Hacker News new | ask | show | jobs
by gridlockd 2259 days ago
If you already have severe symptoms the PCR test from a throat sample is likely to give a false negative.

The BPR is estimated from the known cases, so it cannot tell you anything about a hypothetical large number of unknown cases.

Antibody tests in a recent German study of households gave 15% infection rate.

2 comments

It's worth noting that the German study in Gangelt was done because it was considered a hot-spot - this wasn't an attempt to estimate the infection rate across the country. It does however demonstrate that even in places where lots of people have had it, herd immunity still looks a long way off.
It is worth noting indeed.

However, if we apply the estimated mortality rate (0.37%) based on that to 11500 deaths in hot-spot New York, it would amount to over 3 million cases, again roughly 15% of the population.

Now perhaps Germans are so much healthier and their healthcare is so much better, making their real mortality rate so much lower. It's all speculation at this point, either way.

It wasn't a study of representative German households, but just those in a Gangelt. A small town that was basically the ground zero for the epidemic in Germany. Those numbers do not generalize to Germany as a whole, let alone other countries.

Also, the particular antibody tests they used appears to have a much higher FP rate than they claimed.
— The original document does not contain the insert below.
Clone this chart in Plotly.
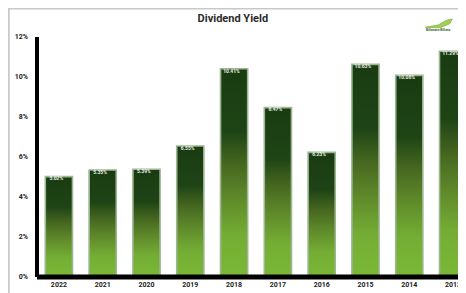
import plotly.graph_objects as go

years = ["2022", "2021", "2020", "2019", "2018", "2017", "2016", "2015", "2014", "2013"]
yields = [5.02, 5.35, 5.39, 6.55, 10.41, 8.47, 6.23, 10.63, 10.08, 11.29]
y_ticks = [0, 2, 4, 6, 8, 10, 12]
y_ticklabels = ["0%", "2%", "4%", "6%", "8%", "10%", "12%"]

half = 0.31
grad = [[0, "#7ab836"], [0.2, "#74ad34"], [0.4, "#5c8529"], [0.55, "#44651f"],
        [0.7, "#1e4416"], [1, "#1a3b12"]]

fig = go.Figure()
for i, v in enumerate(yields):
    fig.add_trace(go.Scatter(
        x=[i - half, i - half, i + half, i + half, i - half],
        y=[0, v, v, 0, 0],
        mode="lines", fill="toself",
        fillgradient=dict(type="vertical", colorscale=grad),
        line=dict(color="#9db592", width=1.6),
        hoverinfo="skip", showlegend=False,
    ))

fig.add_trace(go.Scatter(
    x=[i - 0.06 for i in range(len(years))], y=yields, mode="text",
    text=[f"{v:.2f}%" for v in yields], textposition="bottom center",
    textfont=dict(family="Roboto", size=5, color="#e8efe2", weight="bold"),
    hoverinfo="skip", showlegend=False,
))

fig.update_layout(
    width=458, height=285,
    margin=dict(l=29, r=0, t=29, b=16),
    paper_bgcolor="white", plot_bgcolor="white",
    title=dict(text="<b>Dividend Yield</b>", x=0.491, xanchor="center", y=0.965, yanchor="middle",
               font=dict(family="Roboto", size=11, color="#2b2b2b")),
    xaxis=dict(range=[-0.5, 9.295], tickvals=list(range(len(years))), ticktext=years,
               showgrid=False, zeroline=False, showline=False, ticks="",
               tickfont=dict(family="Roboto", size=7, color="#222", weight="bold"),
               ticklabelstandoff=2),
    yaxis=dict(range=[0, 12], tickvals=y_ticks, ticktext=y_ticklabels,
               showgrid=False, zeroline=False, showline=False, ticks="",
               tickfont=dict(family="Roboto", size=7, color="#222", weight="bold"),
               ticklabelstandoff=8),
    shapes=[
        dict(type="line", xref="paper", yref="paper", x0=0, x1=0, y0=0, y1=1.0,
             line=dict(color="black", width=4)),
        dict(type="line", xref="paper", yref="paper", x0=0, x1=1, y0=0, y1=0,
             line=dict(color="black", width=5)),
        dict(type="rect", xref="paper", yref="paper", x0=-0.066, x1=1.2, y0=-0.3, y1=1.119,
             line=dict(color="#c8c8c8", width=2), fillcolor="rgba(0,0,0,0)", layer="below"),
        dict(type="path", xref="paper", yref="paper",
             path="M 0.905 1.04 L 0.935 1.05 L 0.955 1.07 L 0.968 1.075 L 0.962 1.055 L 0.94 1.04 Z",
             line=dict(color="#8fc24a", width=1), fillcolor="#9fd05a"),
    ],
    annotations=[
        dict(text="<b>Billionaire Billions</b>", xref="paper", yref="paper", x=0.935, y=1.028,
             showarrow=False, font=dict(family="Roboto", size=3, color="#2e5a1a"),
             xanchor="center", yanchor="middle"),
    ],
)

fig.write_html("out.html")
Another study found 4% FPs rather than <1% like the press release for the Gangelt testing claimed.

It does generalize to my point, because we're talking about the basic reproduction number of the virus. It is not supposed to vary dramatically across populations.

If COVID-19 can spread to 15% of that particular population within that timeframe, and the estimate of a basic reproduction number of 2-3 predicts that this is not possible, then the estimate must be wrong.

> Also, the particular antibody tests they used appears to have a much higher FP rate than they claimed. Another study found 4% FPs rather than <1% like the press release for the Gangelt testing claimed.

Perhaps, but that doesn't put much of a dent into the results.

R0 isn't a fundamental constant, but just an estimated average. It's affected both by human behavior and random chance. In this case, the town had a very early superspreader event, which shifted them far ahead of the curve.

A FP rate that high will make a very significant difference in the results. (How large a difference depends on whether the 15% is a raw number or if it's been adjusted based on the expected test specificity and sensitivity. One would hope nobody would just report the raw numbers. But since all we've gotten from this study is basically a press release, expecting scientific rigor seems ill advised.)